*STATED EXERCISE*
Leave out any pictures and transcribe all other data below exactly.

[BEGIN]

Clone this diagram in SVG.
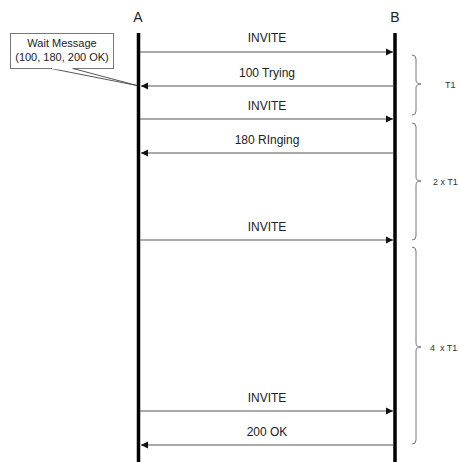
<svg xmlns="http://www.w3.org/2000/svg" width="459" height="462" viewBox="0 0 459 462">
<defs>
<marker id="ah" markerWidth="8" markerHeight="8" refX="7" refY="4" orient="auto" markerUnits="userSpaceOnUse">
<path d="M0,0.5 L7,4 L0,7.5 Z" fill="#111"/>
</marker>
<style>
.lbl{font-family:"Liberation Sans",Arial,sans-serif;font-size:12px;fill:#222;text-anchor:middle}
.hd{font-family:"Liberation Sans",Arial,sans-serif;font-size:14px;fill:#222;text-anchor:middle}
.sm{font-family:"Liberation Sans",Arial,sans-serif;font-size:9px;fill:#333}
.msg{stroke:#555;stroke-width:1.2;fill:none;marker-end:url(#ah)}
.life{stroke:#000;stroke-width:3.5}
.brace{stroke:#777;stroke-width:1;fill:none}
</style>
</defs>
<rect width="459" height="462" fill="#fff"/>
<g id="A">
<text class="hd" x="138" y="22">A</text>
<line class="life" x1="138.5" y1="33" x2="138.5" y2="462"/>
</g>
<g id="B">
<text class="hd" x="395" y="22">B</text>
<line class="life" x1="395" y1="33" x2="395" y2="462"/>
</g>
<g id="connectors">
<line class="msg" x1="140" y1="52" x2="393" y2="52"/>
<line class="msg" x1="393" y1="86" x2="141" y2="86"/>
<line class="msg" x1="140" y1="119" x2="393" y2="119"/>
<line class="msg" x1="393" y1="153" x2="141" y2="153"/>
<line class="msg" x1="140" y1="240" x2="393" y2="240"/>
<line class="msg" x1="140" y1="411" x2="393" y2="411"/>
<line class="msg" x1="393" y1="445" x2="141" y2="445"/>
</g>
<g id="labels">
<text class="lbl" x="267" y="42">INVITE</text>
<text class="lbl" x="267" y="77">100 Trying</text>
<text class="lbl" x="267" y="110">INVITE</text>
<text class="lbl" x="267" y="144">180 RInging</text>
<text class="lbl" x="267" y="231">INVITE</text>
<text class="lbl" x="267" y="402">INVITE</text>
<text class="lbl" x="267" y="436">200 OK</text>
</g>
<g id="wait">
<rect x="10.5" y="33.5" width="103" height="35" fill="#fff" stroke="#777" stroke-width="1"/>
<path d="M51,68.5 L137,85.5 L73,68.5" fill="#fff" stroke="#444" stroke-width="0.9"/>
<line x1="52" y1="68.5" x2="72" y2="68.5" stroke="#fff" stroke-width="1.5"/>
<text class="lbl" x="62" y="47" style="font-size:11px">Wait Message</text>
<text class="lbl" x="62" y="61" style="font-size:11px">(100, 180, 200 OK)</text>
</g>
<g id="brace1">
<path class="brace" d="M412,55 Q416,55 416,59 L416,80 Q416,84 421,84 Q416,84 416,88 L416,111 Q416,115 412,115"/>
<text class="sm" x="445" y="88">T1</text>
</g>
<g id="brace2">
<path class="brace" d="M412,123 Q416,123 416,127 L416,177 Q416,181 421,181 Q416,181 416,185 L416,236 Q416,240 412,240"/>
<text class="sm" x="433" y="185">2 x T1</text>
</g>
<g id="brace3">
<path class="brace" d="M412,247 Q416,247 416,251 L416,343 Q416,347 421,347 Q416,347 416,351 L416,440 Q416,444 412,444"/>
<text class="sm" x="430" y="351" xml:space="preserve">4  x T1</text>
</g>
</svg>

[END]

*REPLY*
Clone this diagram in SVG.
<svg xmlns="http://www.w3.org/2000/svg" width="459" height="462" viewBox="0 0 459 462">
<defs>
<marker id="ah" markerWidth="8" markerHeight="8" refX="7" refY="4" orient="auto" markerUnits="userSpaceOnUse">
<path d="M0,0.5 L7,4 L0,7.5 Z" fill="#111"/>
</marker>
<style>
.lbl{font-family:"Liberation Sans",Arial,sans-serif;font-size:12px;fill:#222;text-anchor:middle}
.hd{font-family:"Liberation Sans",Arial,sans-serif;font-size:14px;fill:#222;text-anchor:middle}
.sm{font-family:"Liberation Sans",Arial,sans-serif;font-size:9px;fill:#333}
.msg{stroke:#555;stroke-width:1.2;fill:none;marker-end:url(#ah)}
.life{stroke:#000;stroke-width:3.5}
.brace{stroke:#777;stroke-width:1;fill:none}
</style>
</defs>
<rect width="459" height="462" fill="#fff"/>
<g id="A">
<text class="hd" x="138" y="22">A</text>
<line class="life" x1="138.5" y1="33" x2="138.5" y2="462"/>
</g>
<g id="B">
<text class="hd" x="395" y="22">B</text>
<line class="life" x1="395" y1="33" x2="395" y2="462"/>
</g>
<g id="connectors">
<line class="msg" x1="140" y1="52" x2="393" y2="52"/>
<line class="msg" x1="393" y1="86" x2="141" y2="86"/>
<line class="msg" x1="140" y1="119" x2="393" y2="119"/>
<line class="msg" x1="393" y1="153" x2="141" y2="153"/>
<line class="msg" x1="140" y1="240" x2="393" y2="240"/>
<line class="msg" x1="140" y1="411" x2="393" y2="411"/>
<line class="msg" x1="393" y1="445" x2="141" y2="445"/>
</g>
<g id="labels">
<text class="lbl" x="267" y="42">INVITE</text>
<text class="lbl" x="267" y="77">100 Trying</text>
<text class="lbl" x="267" y="110">INVITE</text>
<text class="lbl" x="267" y="144">180 RInging</text>
<text class="lbl" x="267" y="231">INVITE</text>
<text class="lbl" x="267" y="402">INVITE</text>
<text class="lbl" x="267" y="436">200 OK</text>
</g>
<g id="wait">
<rect x="10.5" y="33.5" width="103" height="35" fill="#fff" stroke="#777" stroke-width="1"/>
<path d="M51,68.5 L137,85.5 L73,68.5" fill="#fff" stroke="#444" stroke-width="0.9"/>
<line x1="52" y1="68.5" x2="72" y2="68.5" stroke="#fff" stroke-width="1.5"/>
<text class="lbl" x="62" y="47" style="font-size:11px">Wait Message</text>
<text class="lbl" x="62" y="61" style="font-size:11px">(100, 180, 200 OK)</text>
</g>
<g id="brace1">
<path class="brace" d="M412,55 Q416,55 416,59 L416,80 Q416,84 421,84 Q416,84 416,88 L416,111 Q416,115 412,115"/>
<text class="sm" x="445" y="88">T1</text>
</g>
<g id="brace2">
<path class="brace" d="M412,123 Q416,123 416,127 L416,177 Q416,181 421,181 Q416,181 416,185 L416,236 Q416,240 412,240"/>
<text class="sm" x="433" y="185">2 x T1</text>
</g>
<g id="brace3">
<path class="brace" d="M412,247 Q416,247 416,251 L416,343 Q416,347 421,347 Q416,347 416,351 L416,440 Q416,444 412,444"/>
<text class="sm" x="430" y="351" xml:space="preserve">4  x T1</text>
</g>
</svg>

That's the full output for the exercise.